■ Work required: Return precisely the span of lines from the top of the material below to the line containing "import pandas as pd", both included. Pictures are excluded.

■ Data:

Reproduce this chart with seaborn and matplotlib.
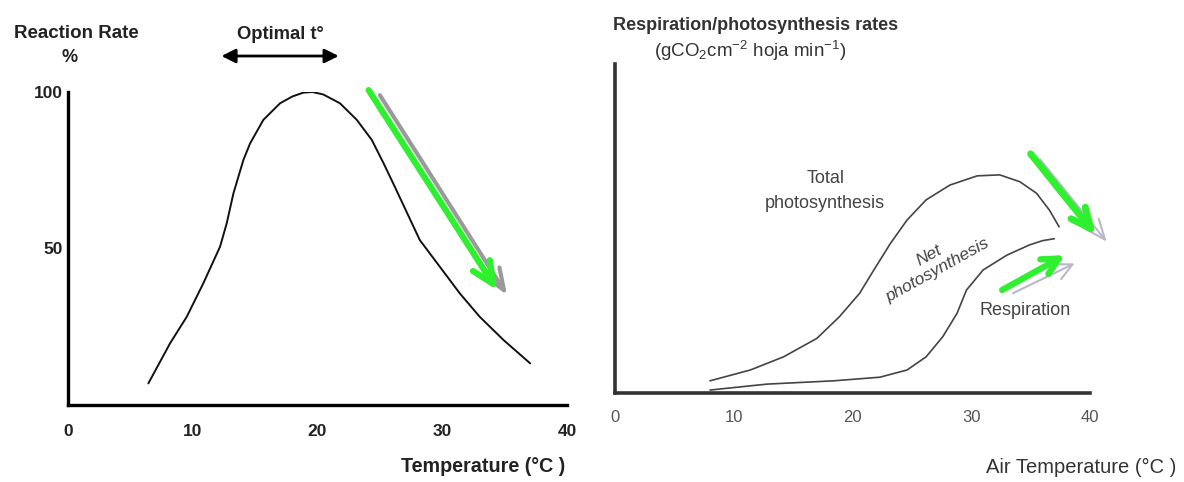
import matplotlib
matplotlib.use("Agg")
import matplotlib.pyplot as plt
import seaborn as sns
import pandas as pd

# ---------------- data ----------------
# Left panel: enzyme reaction rate (%) vs temperature (°C)
rate_temp = [6.44, 8.18, 9.52, 10.85, 12.19, 12.72, 13.26, 14.06, 14.6, 15.66, 17.0,
             18.0, 18.87, 19.6, 20.47, 21.8, 23.15, 24.35, 25.3, 26.2, 27.2, 28.2,
             29.8, 31.4, 33.0, 34.9, 37.05]
rate_pct = [6.9, 19.7, 28.2, 38.9, 50.6, 58.0, 67.6, 78.3, 83.6, 91.1, 96.4,
            98.6, 99.8, 100.0, 99.2, 96.4, 91.1, 84.7, 77.2, 69.7, 61.2, 52.7,
            44.2, 35.7, 28.2, 20.8, 13.3]
left_xticks = [0, 10, 20, 30, 40]
left_yticks = [50, 100]

# Right panel: total photosynthesis and respiration vs air temperature (°C)
total_temp = [8.0, 11.4, 14.2, 17.0, 18.9, 20.6, 21.8, 23.2, 24.6, 26.2, 28.2,
              30.5, 32.4, 34.1, 35.5, 36.6, 37.4]
total_rate = [3.7, 7.0, 11.0, 16.6, 23.2, 30.3, 37.4, 45.5, 52.6, 58.7, 63.2,
              66.0, 66.3, 64.2, 60.7, 55.5, 50.5]
resp_temp = [8.0, 12.8, 18.4, 22.3, 24.6, 26.2, 27.6, 28.8, 29.6, 31.0, 33.0,
             34.9, 36.0, 37.0]
resp_rate = [0.9, 2.7, 3.7, 4.8, 7.0, 11.0, 17.1, 24.2, 31.3, 37.4, 41.9,
             45.0, 46.3, 46.9]
right_xticks = [0, 10, 20, 30, 40]

# ---------------- style ----------------
sns.set_theme(style="white")
SANS = ["Liberation Sans", "DejaVu Sans"]
plt.rcParams["font.family"] = SANS
plt.rcParams["mathtext.fontset"] = "custom"
plt.rcParams["mathtext.rm"] = "Liberation Sans"
plt.rcParams["mathtext.it"] = "Liberation Sans"
plt.rcParams["mathtext.bf"] = "Liberation Sans:bold"
plt.rcParams["mathtext.default"] = "regular"
plt.rcParams["lines.solid_capstyle"] = "round"

fig = plt.figure(figsize=(11.84, 4.82), dpi=100)
W, H = 1184, 482

def axes_px(x0, x1, ytop, ybot):
    return fig.add_axes([x0 / W, 1 - ybot / H, (x1 - x0) / W, (ybot - ytop) / H])

GREEN = "#2ef02e"
GRAY = "#9a9a9a"
TXT = "#222222"

# ---------------- left panel ----------------
axL = axes_px(68, 567, 92, 405)
dfL = pd.DataFrame({"t": rate_temp, "r": rate_pct})
sns.lineplot(data=dfL, x="t", y="r", ax=axL, color="#111111", lw=1.4, sort=False)
axL.set_xlim(0, 40)
axL.set_ylim(0, 100)
for s in ["top", "right"]:
    axL.spines[s].set_visible(False)
for s in ["left", "bottom"]:
    axL.spines[s].set_linewidth(2.4)
    axL.spines[s].set_color("black")
axL.set_xticks(left_xticks)
axL.set_yticks(left_yticks)
axL.set_xticklabels([str(v) for v in left_xticks], fontweight="bold",
                    fontsize=12.5, color=TXT)
axL.set_yticklabels([str(v) for v in left_yticks], fontweight="bold",
                    fontsize=12.5, color=TXT)
axL.tick_params(axis="x", direction="in", length=7, width=2.2, pad=14, color="black")
axL.tick_params(axis="y", direction="in", length=5, width=2.2, pad=4, color="black")
axL.set_xlabel("")
axL.set_ylabel("")

# gray shadow arrow then green arrow
axL.annotate("", xy=(35.2, 35.1), xytext=(25.0, 99.0), annotation_clip=False,
             arrowprops=dict(arrowstyle="->,head_length=1.3,head_width=0.5",
                             color=GRAY, lw=3, shrinkA=0, shrinkB=0))
axL.annotate("", xy=(34.4, 36.7), xytext=(24.1, 100.6), annotation_clip=False,
             arrowprops=dict(arrowstyle="->,head_length=1.3,head_width=0.6",
                             color=GREEN, lw=4.5, shrinkA=0, shrinkB=0))

# optimal temperature double arrow
axL.annotate("", xy=(21.7, 111.5), xytext=(12.3, 111.5), annotation_clip=False,
             arrowprops=dict(arrowstyle="<|-|>,head_length=0.7,head_width=0.35",
                             color="black", lw=2, shrinkA=0, shrinkB=0))
axL.text(17.0, 118.5, "Optimal t°", ha="center", va="center",
         fontweight="bold", fontsize=13.3, color=TXT, clip_on=False)

fig.text(76 / W, 1 - 33 / H, "Reaction Rate", ha="center", va="center",
         fontweight="bold", fontsize=13.5, color=TXT)
fig.text(70 / W, 1 - 57 / H, "%", ha="center", va="center",
         fontweight="bold", fontsize=13, color=TXT)
fig.text(483 / W, 1 - 467 / H, "Temperature (°C )", ha="center", va="center",
         fontweight="bold", fontsize=14.2, color=TXT)

# ---------------- right panel ----------------
axR = axes_px(615, 1090, 64, 393)
dfT = pd.DataFrame({"t": total_temp, "r": total_rate})
dfR = pd.DataFrame({"t": resp_temp, "r": resp_rate})
sns.lineplot(data=dfT, x="t", y="r", ax=axR, color="#444444", lw=1.2, sort=False)
sns.lineplot(data=dfR, x="t", y="r", ax=axR, color="#444444", lw=1.2, sort=False)
axR.set_xlim(0, 40)
axR.set_ylim(0, 100)
for s in ["top", "right"]:
    axR.spines[s].set_visible(False)
for s in ["left", "bottom"]:
    axR.spines[s].set_linewidth(2.6)
    axR.spines[s].set_color("#333333")
axR.set_xticks(right_xticks)
axR.set_yticks([])
axR.set_xticklabels([str(v) for v in right_xticks], fontsize=12, color="#555555")
axR.tick_params(axis="x", direction="inout", length=4, width=2.5, pad=10, color="#222222")
axR.set_xlabel("")
axR.set_ylabel("")

axR.text(17.7, 61.4, "Total\nphotosynthesis", ha="center", va="center",
         fontsize=13, color="#444444", linespacing=1.65)
axR.text(26.8, 39.5, "Net\nphotosynthesis", ha="center", va="center", rotation=29,
         fontsize=12.5, color="#444444", style="italic", linespacing=1.2)
axR.text(34.5, 25.2, "Respiration", ha="center", va="center",
         fontsize=13, color="#444444")

# arrows on right panel (thin gray shadows, then green)
axR.annotate("", xy=(41.4, 46.0), xytext=(35.8, 71.0), annotation_clip=False,
             arrowprops=dict(arrowstyle="->,head_length=1.2,head_width=0.5",
                             color="#b8b8c8", lw=1.5, shrinkA=0, shrinkB=0))
axR.annotate("", xy=(40.5, 48.0), xytext=(35.0, 72.7), annotation_clip=False,
             arrowprops=dict(arrowstyle="->,head_length=1.2,head_width=0.55",
                             color=GREEN, lw=5, shrinkA=0, shrinkB=0))
axR.annotate("", xy=(38.7, 39.4), xytext=(33.5, 30.3), annotation_clip=False,
             arrowprops=dict(arrowstyle="->,head_length=1.0,head_width=0.5",
                             color="#b8b8c8", lw=1.5, shrinkA=0, shrinkB=0))
axR.annotate("", xy=(37.9, 41.9), xytext=(32.6, 31.3), annotation_clip=False,
             arrowprops=dict(arrowstyle="->,head_length=1.0,head_width=0.5",
                             color=GREEN, lw=4.5, shrinkA=0, shrinkB=0))

fig.text(756 / W, 1 - 25 / H, "Respiration/photosynthesis rates", ha="center",
         va="center", fontsize=13, fontweight="bold", color="#333333")
fig.text(750 / W, 1 - 51 / H, r"(gCO$_2$cm$^{-2}$ hoja min$^{-1}$)", ha="center",
         va="center", fontsize=13.5, color="#333333")
fig.text(1081 / W, 1 - 467 / H, "Air Temperature (°C )", ha="center", va="center",
         fontsize=14.5, color="#333333")

fig.savefig("out.png", dpi=100, facecolor="white")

■ Exercise answer:
Reproduce this chart with seaborn and matplotlib.
import matplotlib
matplotlib.use("Agg")
import matplotlib.pyplot as plt
import seaborn as sns
import pandas as pd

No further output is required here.